BRUSSELS -- EU antitrust regulators fined five safety equipment suppliers a combined 34 million euros ($40 million) for taking part in cartels to fix prices for seat belts, airbags and steering wheels sold to Japanese automakers.

The Commission, which oversees competition policy in the European Union, said on Wednesday it had identified that four separate cartels in which suppliers to Toyota, Suzuki and Honda coordinated over prices and markets and exchanged sensitive information between 2004 and 2010.

Takata was fined 12.7 million euros, Toyoda Gosei 11.3 million euros, Autoliv 8.1 million euros, Tokai Rika 1.8 million euros and Marutaka 156,000 euros.
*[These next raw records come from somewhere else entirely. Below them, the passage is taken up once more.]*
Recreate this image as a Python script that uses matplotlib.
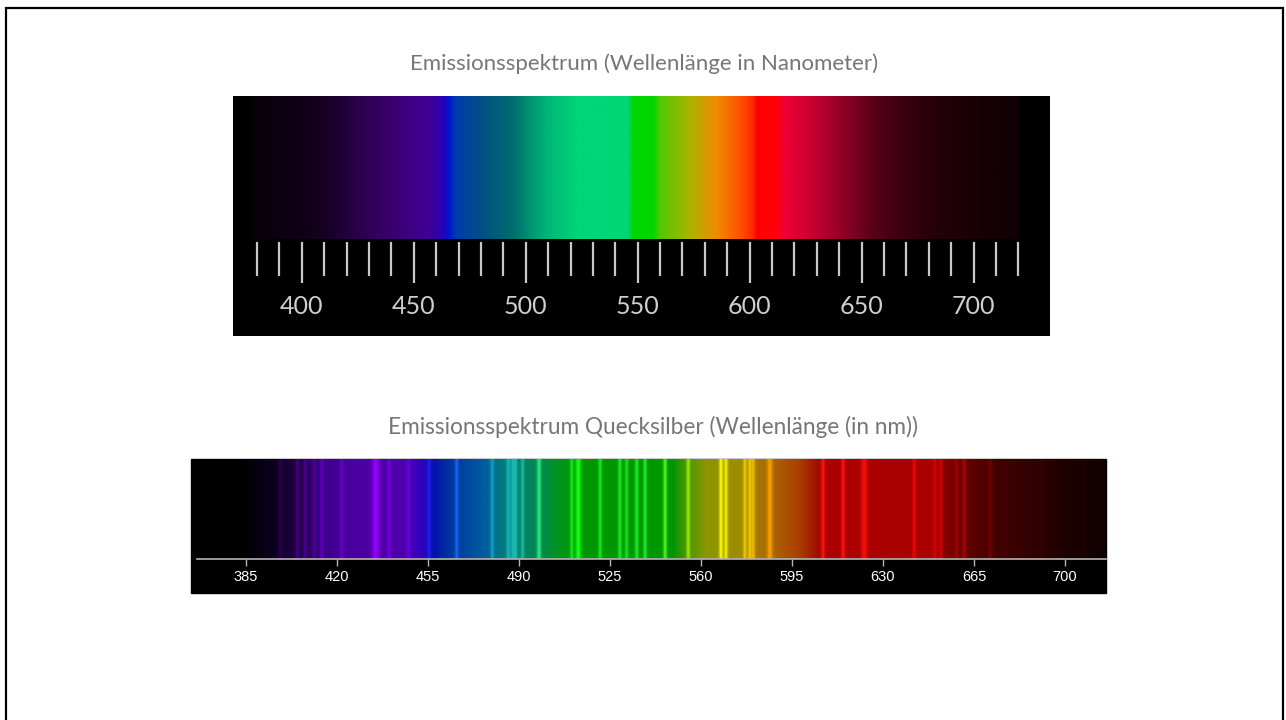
import numpy as np
import matplotlib.pyplot as plt
from matplotlib.patches import Rectangle

W, H = 1286, 720

# continuous spectrum: colour stops (wavelength in nm, RGB)
cont_nm = [380, 398, 413, 427, 442, 457, 463, 465.5, 469, 481, 494.5, 509, 524,
           545.5, 548, 557, 560, 573, 585, 596, 601.5, 603, 612, 615, 625, 640,
           655, 670, 685, 700, 720.5]
cont_rgb = [(8, 0, 8), (15, 0, 20), (25, 0, 40), (45, 0, 80), (60, 0, 115),
            (65, 0, 150), (40, 0, 180), (0, 20, 210), (0, 60, 170), (0, 80, 130),
            (0, 110, 110), (0, 180, 120), (0, 215, 120), (0, 215, 115), (0, 215, 0),
            (0, 215, 0), (80, 200, 0), (170, 180, 0), (240, 140, 0), (255, 80, 0),
            (255, 40, 0), (255, 0, 0), (255, 0, 10), (240, 0, 50), (210, 0, 50),
            (150, 0, 40), (90, 0, 25), (55, 0, 15), (35, 0, 8), (25, 0, 5), (15, 0, 5)]
scale_ticks = np.arange(380, 721, 10)
scale_labels = [400, 450, 500, 550, 600, 650, 700]

# mercury: background continuum
hg_bg_nm = [382.7, 389, 396.8, 405.8, 414.7, 427.6, 446.8, 451.9, 457.7, 462.8,
            475.7, 483.3, 492.3, 501.3, 506.4, 514, 549.3, 553.2, 562.2, 575,
            587.8, 598.1, 604.5, 608.3, 649, 652.6, 661.5, 671.8, 687.2, 700, 716]
hg_bg_rgb = [(0, 0, 0), (5, 0, 15), (15, 0, 35), (35, 0, 75), (60, 0, 140),
             (75, 0, 160), (80, 0, 175), (55, 0, 190), (0, 20, 170), (0, 50, 160),
             (0, 90, 160), (0, 120, 130), (0, 130, 100), (0, 140, 60), (0, 150, 20),
             (0, 150, 0), (0, 150, 0), (60, 150, 0), (140, 150, 0), (160, 140, 0),
             (170, 100, 0), (170, 60, 0), (160, 15, 0), (170, 0, 0), (170, 0, 0),
             (140, 0, 0), (100, 0, 0), (70, 0, 0), (50, 0, 0), (30, 0, 0), (15, 0, 0)]
# colour of the emission lines
hg_line_nm = [398, 435, 450, 455, 466, 480, 490, 498, 510, 540, 555, 568, 578,
              586, 600, 607, 660, 690, 710]
hg_line_rgb = [(90, 0, 170), (150, 0, 255), (110, 0, 255), (30, 30, 255), (30, 110, 255),
               (30, 180, 220), (40, 220, 200), (50, 240, 130), (20, 255, 20), (40, 255, 60),
               (170, 255, 0), (255, 255, 0), (255, 215, 0), (255, 170, 0), (255, 40, 20),
               (255, 20, 20), (230, 0, 0), (90, 0, 0), (60, 0, 0)]
# emission lines: position (nm), strength, half width (nm)
lines_nm = [398.1, 404.7, 407.7, 411.2, 414.1, 421.8, 434.9, 440.0, 447.4, 455.4,
            466.0, 479.7, 485.9, 487.6, 488.7, 491.4, 497.7, 510.3, 512.8, 521.2,
            528.8, 531.4, 535.3, 538.5, 546.2, 555.1, 567.7, 569.6, 576.9, 578.8,
            580.1, 586.5, 607.0, 614.7, 622.8, 642.0, 650.0, 652.3, 658.3, 661.2,
            671.2, 691.0, 707.7]
lines_amp = [0.3, 0.5, 0.5, 0.4, 0.6, 0.6, 1.0, 0.6, 0.6, 0.8,
             0.8, 0.7, 0.7, 0.7, 0.7, 0.6, 0.9, 0.8, 1.0, 0.8,
             0.8, 0.7, 0.8, 0.8, 0.9, 0.8, 1.0, 0.9, 0.8, 0.9,
             0.8, 0.9, 1.0, 1.0, 1.0, 0.9, 0.7, 0.7, 0.4, 0.6,
             0.4, 0.2, 0.2]
lines_w = [0.5, 0.5, 0.5, 0.5, 0.5, 0.5, 1.0, 0.5, 0.5, 0.5,
           0.5, 0.5, 0.6, 0.5, 0.5, 0.5, 0.6, 0.5, 0.75, 0.5,
           0.5, 0.5, 0.5, 0.5, 0.5, 0.5, 0.5, 0.5, 0.5, 0.5,
           0.5, 0.75, 0.5, 0.55, 0.85, 0.5, 0.5, 0.5, 0.5, 0.5,
           0.6, 0.5, 0.5]
hg_ticks = np.arange(385, 701, 35)


def interp_rgb(x, nm, rgb):
    rgb = np.asarray(rgb, float) / 255
    return np.stack([np.interp(x, nm, rgb[:, i]) for i in range(3)], axis=-1)


fig = plt.figure(figsize=(W / 100, H / 100), dpi=100)
fig.patch.set_facecolor('white')

# slide frame
fig.add_artist(Rectangle((6 / W, -0.1), 1277 / W, 1.1 - 8 / H, transform=fig.transFigure,
                         fill=False, edgecolor='black', lw=1.6))

title_kw = dict(ha='center', va='center', fontsize=16, color='#767676', family='Lato')
fig.text(644 / W, 1 - 64 / H, 'Emissionsspektrum (Wellenlänge in Nanometer)', **title_kw)
fig.text(653 / W, 1 - 427 / H, 'Emissionsspektrum Quecksilber (Wellenlänge (in nm))',
         ha='center', va='center', fontsize=16.3, color='#767676', family='Lato')

# --- continuous spectrum with scale ---
ax1 = fig.add_axes([233 / W, 1 - 336 / H, 817 / W, 240 / H])
ax1.set_facecolor('black')
wl = np.linspace(378, 720.5, 1600)
ax1.imshow(interp_rgb(wl, cont_nm, cont_rgb)[None, :, :], extent=[378, 720.5, 97, 240],
           aspect='auto', interpolation='bilinear')
long_t = scale_ticks[scale_ticks % 50 == 0]
short_t = scale_ticks[scale_ticks % 50 != 0]
ax1.vlines(short_t, 60, 94, color='#c8c8c8', lw=1.6)
ax1.vlines(long_t, 53, 94, color='#c8c8c8', lw=1.6)
for t in scale_labels:
    ax1.text(t, 29, str(t), ha='center', va='center', color='#cfcfcf',
             fontsize=18, family='Lato')
ax1.set_xlim(369.3, 734.1)
ax1.set_ylim(0, 240)
ax1.set_xticks([])
ax1.set_yticks([])
for s in ax1.spines.values():
    s.set_visible(False)

# --- mercury line spectrum ---
fig.add_artist(Rectangle((191 / W, 1 - 593 / H), 915 / W, 134 / H, transform=fig.transFigure,
                         color='black', zorder=-1))
ax2 = fig.add_axes([191 / W, 1 - 559 / H, 915 / W, 100 / H])
ax2.set_facecolor('black')
wl2 = np.linspace(363.85, 715.77, 3000)
img = interp_rgb(wl2, hg_bg_nm, hg_bg_rgb)
for c, a, w in zip(lines_nm, lines_amp, lines_w):
    col = interp_rgb(np.array([c]), hg_line_nm, hg_line_rgb)[0]
    k = a * np.exp(-0.5 * ((wl2 - c) / w) ** 2)
    img = img * (1 - k[:, None]) + col[None, :] * k[:, None]
ax2.imshow(img[None, :, :], extent=[363.85, 715.77, 0, 1], aspect='auto',
           interpolation='bilinear')
ax2.set_xlim(363.85, 715.77)
ax2.set_ylim(0, 1)
ax2.set_yticks([])
ax2.set_xticks(hg_ticks)
ax2.tick_params(axis='x', direction='out', length=5, width=1, color='#b4b4b4',
                labelcolor='white', labelsize=10.5, pad=3)
for lbl in ax2.get_xticklabels():
    lbl.set_family('Liberation Sans')
for k in ['top', 'left', 'right']:
    ax2.spines[k].set_visible(False)
ax2.spines['bottom'].set_color('#b4b4b4')
ax2.spines['bottom'].set_linewidth(1.2)
ax2.spines['bottom'].set_bounds(366.2, 715.77)

fig.savefig('out.png', dpi=100)
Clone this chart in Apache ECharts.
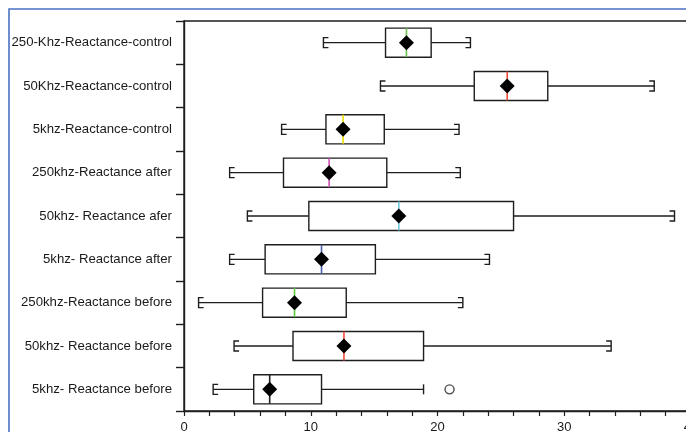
<!DOCTYPE html>
<html><head><meta charset="utf-8">
<script src="https://cdn.jsdelivr.net/npm/echarts@6/dist/echarts.min.js"></script>
<style>html,body{margin:0;padding:0;background:#fff}#c{width:686px;height:432px}</style>
</head><body><div id="c"></div>
<script>
const categories = ['250-Khz-Reactance-control','50Khz-Reactance-control','5khz-Reactance-control','250khz-Reactance after','50khz- Reactance afer','5khz- Reactance after','250khz-Reactance before','50khz- Reactance before','5khz- Reactance before'];
const whiskerLow  = [11.0, 15.5,  7.7,  3.6,  5.0,  3.6,  1.15, 3.95, 2.3];
const q1          = [15.9, 22.9, 11.2,  7.85, 9.85, 6.4,  6.2,  8.6,  5.5];
const median      = [17.55,25.5, 12.55,11.45,16.95,10.85, 8.72,12.62, 6.76];
const q3          = [19.5, 28.7, 15.8, 16.0, 26.0, 15.1, 12.8, 18.9, 10.85];
const whiskerHigh = [22.6, 37.1, 21.7, 21.8, 38.7, 24.1, 22.0, 33.7, 18.9];
const mean        = [17.55,25.5, 12.55,11.45,16.95,10.85, 8.72,12.62, 6.76];
const outliers    = [[8, 20.95]];
const xTicks = [0, 10, 20, 30, 40];
const medianColors = ['#6cc24a','#f24b3c','#e8e000','#d04fb8','#6cc8dc','#4a5fae','#5ccc3a','#f24b3c','#222222'];

const boxData = categories.map((c, i) => [i, whiskerLow[i], q1[i], median[i], q3[i], whiskerHigh[i], mean[i]]);
const outlierRows = new Set(outliers.map(o => o[0]));
const ink = '#1e1e1e';

function renderItem(params, api) {
  const idx = api.value(0);
  const y = api.coord([0, idx])[1];
  const band = api.size([0, 1])[1];
  const h = band * 0.67;
  const X = v => api.coord([v, idx])[0];
  const xl = X(api.value(1)), xq1 = X(api.value(2)), xm = X(api.value(3)), xq3 = X(api.value(4)), xh = X(api.value(5)), xmean = X(api.value(6));
  const ls = {stroke: ink, lineWidth: 1.4, fill: null};
  const cap = 5, stub = 5;
  const ch = [];
  ch.push({type:'line', shape:{x1:xl,y1:y,x2:xq1,y2:y}, style:ls});
  ch.push({type:'line', shape:{x1:xq3,y1:y,x2:xh,y2:y}, style:ls});
  ch.push({type:'polyline', shape:{points:[[xl+stub,y-cap],[xl,y-cap],[xl,y+cap],[xl+stub,y+cap]]}, style:ls});
  if (outlierRows.has(idx)) {
    ch.push({type:'line', shape:{x1:xh,y1:y-cap,x2:xh,y2:y+cap}, style:ls});
  } else {
    ch.push({type:'polyline', shape:{points:[[xh-stub,y-cap],[xh,y-cap],[xh,y+cap],[xh-stub,y+cap]]}, style:ls});
  }
  ch.push({type:'rect', shape:{x:xq1,y:y-h/2,width:xq3-xq1,height:h}, style:{stroke:ink,lineWidth:1.4,fill:'#fff'}});
  ch.push({type:'line', shape:{x1:xm,y1:y-h/2,x2:xm,y2:y+h/2}, style:{stroke:medianColors[idx],lineWidth:1.6}});
  const d = 7.5;
  ch.push({type:'polygon', shape:{points:[[xmean-d,y],[xmean,y-d],[xmean+d,y],[xmean,y+d]]}, style:{fill:'#000'}});
  return {type:'group', children: ch};
}

const chart = echarts.init(document.getElementById('c'), null, {renderer:'canvas'});
chart.setOption({
  animation: false,
  backgroundColor: '#fff',
  graphic: [{type:'rect', z: 100, shape:{x:9,y:9,width:720,height:500}, style:{fill:null, stroke:'#4a72c4', lineWidth:1.6}}],
  grid: {left:184, top:21, width:507, bottom:21, show:true, borderColor:ink, borderWidth:1.4, containLabel:false, outerBoundsMode:'none'},
  xAxis: {
    type:'value', min:xTicks[0], max:xTicks[xTicks.length-1], interval:10,
    axisLine:{show:true, lineStyle:{color:ink, width:1.4}},
    axisTick:{show:true, length:5, lineStyle:{color:ink, width:1.2}},
    minorTick:{show:true, splitNumber:5, length:5, lineStyle:{color:ink, width:1.2}},
    splitLine:{show:false},
    axisLabel:{color:'#1a1a1a', fontFamily:'Liberation Sans, Arial', fontSize:13, margin:10}
  },
  yAxis: {
    type:'category', data:categories, inverse:true,
    axisLine:{show:true, lineStyle:{color:ink, width:1.4}},
    axisTick:{show:true, length:8, lineStyle:{color:ink, width:1.4}},
    axisLabel:{color:'#1a1a1a', fontFamily:'Liberation Sans, Arial', fontSize:13.2, margin:12}
  },
  series: [
    {type:'custom', renderItem: renderItem, data: boxData, encode:{x:[1,2,3,4,5], y:0}},
    {type:'scatter', data: outliers.map(o => [o[1], o[0]]), symbol:'circle', symbolSize:9,
     itemStyle:{color:'#fff', borderColor:ink, borderWidth:1.4}}
  ]
});
</script></body></html>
The decision by the Commission follows a six-year long investigation which began with dawn raids in June 2011. Regulators worldwide are cracking down on cartels, levying billions of dollars in fines and even putting some executives in jail.

Last month the EU raided German carmakers Daimler, Volkswagen Group and BMW Group on suspicion of conspiring to fix prices in diesel and other technologies, putting them at risk of fines up to 10 percent of their turnover if found guilty of wrongdoing.

Among other recent investigations in the auto industry, the Commission has handed down a record 3.81 billion euro fine to a group of truckmakers. Other cases in the pipeline involve electronic brakes and electrolytic capacitors.